With the rulings by federal district court judges Theodore Chuang in Maryland and Derrick Watson in Hawaii, the Trump administration has now struck out in court three times but is refusing to retire to the dugout. Instead, the administration appealed the decision in the Maryland case on Friday [March 17] and presumably is preparing to appeal the decision in the Hawaii case. The appeal in the Hawaii case could go to the same three-judge panel that previously upheld the injunction against the administration’s first executive order in a case brought by the states of Washington and Minnesota.
At the risk of mixing sports metaphors, the two rulings on the administration’s revised order are the equivalent of an “own goal” in soccer. Both judges naturally cited Trump’s campaign promise to impose a “total and complete shutdown of Muslims entering the United States.” And they quote the Trump adviser Rudolph Giuliani as saying that Trump tasked him with coming up with “the right way to do it legally.”
That was enough evidence to convince Judge James Robart in the Washington case that the first executive order was in fact a Muslim ban that violated constitutional principles on freedom of religion. Stephen Miller, a 30-something “senior” policy adviser in the White House steeped in anti-immigrant views since he was a teenager, gave the plaintiffs in the new cases the evidence they needed to kick the administration’s case into its own net. Interviewed by Fox News on the White House lawn, Miller declared that EO2 would have “mostly minor technical differences” from EO1 and would represent “the same basic policy outcome for the country.”
The facts in the cases are bad for the administration, but the two new rulings, though strongly written, are by no means free of legal doubt. If one or both cases reach the Supreme Court, the outcome would be less than certain. And it could turn on the vote of a yet-to-be-confirmed ninth justice: hypothetically, Trump’s nominee for the vacancy, the conservative federal appeals court judge Neil Gorsuch.
The administration claims that the ban on travelers from originally seven and now six majority-Muslim countries after Iraq was deleted from the list was needed to protect the homeland from attack by “radical Islamic terrorists.” The administration argued as justification that the Obama administration had warned against travel to those countries, but plaintiffs’ lawyers echoed immigration rights advocates in pointing out that no terrorist attacks within the United States have been linked to immigrants from the countries included in the ban.
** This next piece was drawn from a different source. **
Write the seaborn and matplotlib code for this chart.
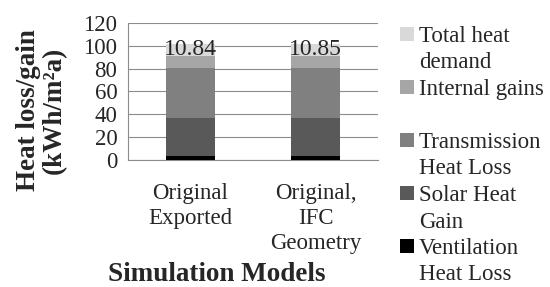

Trump was speaking to a political rally in Nashville right after getting word of the ruling in the Hawaii case. He called it a “political decision” and for good measure voiced regrets that he had been prevailed on to water down the original order. The partisan critique is belied, however, by the rulings in the Washington case. Robart was appointed by President George W. Bush; the three-judge panel that unanimously upheld the injunction he issued included two Democratic appointees William Canby and Michele Friedland and one Bush appointee, Richard Clifton. With 29 judges on the Ninth Circuit altogether, only five Republican appointees voted to rehear the government’s appeal of the injunction.
The two new cases include individual plaintiffs with arguably stronger arguments for legal standing to challenge the executive order in court than the two states, Washington and Minnesota, that brought the earlier suit against the first executive order. Hawaii is the named plaintiff in that case, but the plaintiffs also include a local Muslim leader, Ismail Elsheikh, a U.S. citizen with a Syrian-born wife, who says the ban will prevent a family visit by his Syrian mother-in-law. The Maryland case, brought by the International Refugee Assistance Project, also includes individual plaintiffs with similar interests in travel by relatives from the affected countries.
All three rulings collide with the usual deference that courts give to the executive branch on national security issues and with the usual preference to rely on representations in court over out-of-court statements, such as campaign speeches or news interviews. In addition, former U.S. solicitor general Paul Clement rebutted the criticism of the administration’s singling out of individual countries in the order. “You can't have an immigration regime unless you focus on the country of origin," he remarked at a law school appearance, noting as an example the 50-year ban on travel from Cuba.
Still, plaintiffs’ lawyers are optimistic and confident. “Keep talking, Mr. President,” Omar Jadwat, the ACLU’s lead lawyer in the Maryland case, taunted in a blog post. Harvard law professor Alan Dershowitz similarly saw Trump as his own worst adversary in the case. The best thing the president could do for the case, Dershowtiz quipped, would be to stop talking however improbable that might be.